On 1 December 1712, he was made a Fellow of the Royal Society of London List of fellows of the Royal Society elected in 1712

==Publications==
Note that all of the articles written by Blair for the Royal Society are available online at
- Osteographia Elephantina: or, A Full and Exact Description of All the Bones of an Elephant, Which Died Near Dundee, April the 27th, 1706. With Their Several Dimensions. Communicated in a Letter to Dr. Hans Sloane, R.S.Secr. By Mr Patrick Blair, Surgeon, &c (in: Philosophical Transactions of the Royal Society, Vol.27, No.326, pp. 53–116. 1710; and Vol.27, No.327, pp. 117–168. 1710)
- The same, published in book form, London (G. Strahan) 1713.
- An account of the asbestos, or lapis amiantus, found in the high-lands of Scotland. (in: Philosophical Transactions of the Royal Society, Vol.27, No.333, pp. 434–436. 1710)
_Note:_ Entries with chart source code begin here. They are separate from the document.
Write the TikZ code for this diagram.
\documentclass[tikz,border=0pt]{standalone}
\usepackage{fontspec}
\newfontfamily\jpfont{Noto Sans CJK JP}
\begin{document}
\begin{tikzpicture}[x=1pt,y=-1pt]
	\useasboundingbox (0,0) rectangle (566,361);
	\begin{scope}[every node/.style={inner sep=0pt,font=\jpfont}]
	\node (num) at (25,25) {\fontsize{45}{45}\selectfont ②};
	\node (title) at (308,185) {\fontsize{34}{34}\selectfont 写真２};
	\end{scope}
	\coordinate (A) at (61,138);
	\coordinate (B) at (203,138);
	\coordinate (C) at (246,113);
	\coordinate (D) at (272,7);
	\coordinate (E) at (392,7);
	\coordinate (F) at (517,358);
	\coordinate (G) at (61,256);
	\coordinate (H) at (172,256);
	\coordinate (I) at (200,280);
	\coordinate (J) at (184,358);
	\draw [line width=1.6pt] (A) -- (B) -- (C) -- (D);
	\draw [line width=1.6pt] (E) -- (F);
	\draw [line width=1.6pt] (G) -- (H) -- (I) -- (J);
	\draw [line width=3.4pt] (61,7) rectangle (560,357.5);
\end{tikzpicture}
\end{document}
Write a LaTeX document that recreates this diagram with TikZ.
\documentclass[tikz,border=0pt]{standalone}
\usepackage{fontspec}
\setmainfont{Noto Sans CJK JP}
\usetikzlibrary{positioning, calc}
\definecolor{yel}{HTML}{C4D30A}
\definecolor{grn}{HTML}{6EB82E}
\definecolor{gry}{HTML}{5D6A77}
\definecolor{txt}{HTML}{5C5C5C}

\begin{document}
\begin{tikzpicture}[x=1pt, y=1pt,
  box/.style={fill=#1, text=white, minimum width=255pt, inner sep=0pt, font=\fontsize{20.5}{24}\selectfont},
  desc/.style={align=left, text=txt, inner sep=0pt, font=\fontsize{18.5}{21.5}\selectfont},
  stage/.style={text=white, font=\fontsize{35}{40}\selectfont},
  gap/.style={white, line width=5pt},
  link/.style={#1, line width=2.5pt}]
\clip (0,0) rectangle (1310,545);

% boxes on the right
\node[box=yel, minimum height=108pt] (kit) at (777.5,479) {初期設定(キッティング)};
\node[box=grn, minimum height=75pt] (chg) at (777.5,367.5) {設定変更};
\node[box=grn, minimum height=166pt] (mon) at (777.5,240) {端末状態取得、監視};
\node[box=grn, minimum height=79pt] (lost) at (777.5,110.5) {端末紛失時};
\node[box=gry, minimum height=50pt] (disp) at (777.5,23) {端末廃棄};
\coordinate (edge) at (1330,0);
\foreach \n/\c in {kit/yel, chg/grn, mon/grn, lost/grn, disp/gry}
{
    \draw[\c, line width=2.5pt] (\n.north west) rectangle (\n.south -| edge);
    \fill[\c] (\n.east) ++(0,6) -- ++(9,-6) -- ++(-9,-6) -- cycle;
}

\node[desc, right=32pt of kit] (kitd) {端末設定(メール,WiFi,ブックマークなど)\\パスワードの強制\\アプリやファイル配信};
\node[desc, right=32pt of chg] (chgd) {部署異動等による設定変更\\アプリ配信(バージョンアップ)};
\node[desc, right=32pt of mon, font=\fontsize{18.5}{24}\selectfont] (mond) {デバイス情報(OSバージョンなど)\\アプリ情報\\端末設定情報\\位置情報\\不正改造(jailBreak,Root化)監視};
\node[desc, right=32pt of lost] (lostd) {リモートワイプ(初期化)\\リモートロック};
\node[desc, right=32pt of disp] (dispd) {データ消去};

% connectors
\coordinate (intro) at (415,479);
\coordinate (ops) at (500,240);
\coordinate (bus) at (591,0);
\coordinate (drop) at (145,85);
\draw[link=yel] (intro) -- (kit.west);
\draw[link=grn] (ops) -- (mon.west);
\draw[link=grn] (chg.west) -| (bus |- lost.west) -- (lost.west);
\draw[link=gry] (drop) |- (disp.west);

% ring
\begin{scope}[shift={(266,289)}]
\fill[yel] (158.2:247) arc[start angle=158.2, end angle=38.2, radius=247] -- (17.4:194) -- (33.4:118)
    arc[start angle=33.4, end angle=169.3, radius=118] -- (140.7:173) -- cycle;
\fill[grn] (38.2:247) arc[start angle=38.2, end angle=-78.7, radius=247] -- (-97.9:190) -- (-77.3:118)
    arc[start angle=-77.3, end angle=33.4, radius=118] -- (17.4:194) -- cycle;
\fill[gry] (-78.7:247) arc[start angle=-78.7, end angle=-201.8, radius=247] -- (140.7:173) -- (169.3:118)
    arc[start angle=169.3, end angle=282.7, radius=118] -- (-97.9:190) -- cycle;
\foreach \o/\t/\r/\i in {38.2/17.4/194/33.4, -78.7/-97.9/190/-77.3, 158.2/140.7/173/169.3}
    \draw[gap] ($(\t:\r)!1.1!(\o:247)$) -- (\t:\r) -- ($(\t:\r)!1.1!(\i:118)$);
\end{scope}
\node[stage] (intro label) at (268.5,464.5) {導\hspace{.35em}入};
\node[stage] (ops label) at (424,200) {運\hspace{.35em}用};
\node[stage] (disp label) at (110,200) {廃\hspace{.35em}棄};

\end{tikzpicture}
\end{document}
- Miscellaneous Observations in the Practice of Physick, Anatomy and Surgery: With New and Curious Remarks in Botany. London (W. Mears) 1718
- An account of the dissection of a child. Communicated in a letter to Dr. Brook Taylor, R.S.Secr. (in: Philosophical Transactions of the Royal Society, Vol.30, No.353, pp. 631ff. 1719)
- A Description of the Organ of Hearing in the Elephant etc. (in: Philosophical Transactions of the Royal Society, Vol.30, No.358, pp. 865–898. 1719)
- Botanick Essays: In Two Parts ... London (W. & J. Innis) 1720
- Copy of an affidavit made in Scotland, concerning a boy's living a considerable time without food. Communicated by Patrick Blair, M.D. F.R.S (in: Philosophical Transactions of the Royal Society, Vol.31, No.364, pp. 28–30. 1721)
- A discourse concerning a method of discovering the Virtues of Plants by their external structure, By Patrick Blair, M.D. F.R.S (in: Philosophical Transactions of the Royal Society, Vol.31, No.364, pp. 30–38. 1721)
- Observations upon the generation of plants, in a letter to Sir Hans Sloane, etc. By Patrick Blair, M.D. F.R.S (in: Philosophical Transactions of the Royal Society, Vol.31, No.369, pp. 216–221. 1721)
- Pharmaco-Botanologia, an Alphabetical and Classical Dissertation on all the British Indigenous and Garden Plants of the New London Dispensatory. London (G. Strahan) 1723–28

==Recognition==
Patrick Blair Place within the Ninewells Hospital site in west Dundee is named in his honour.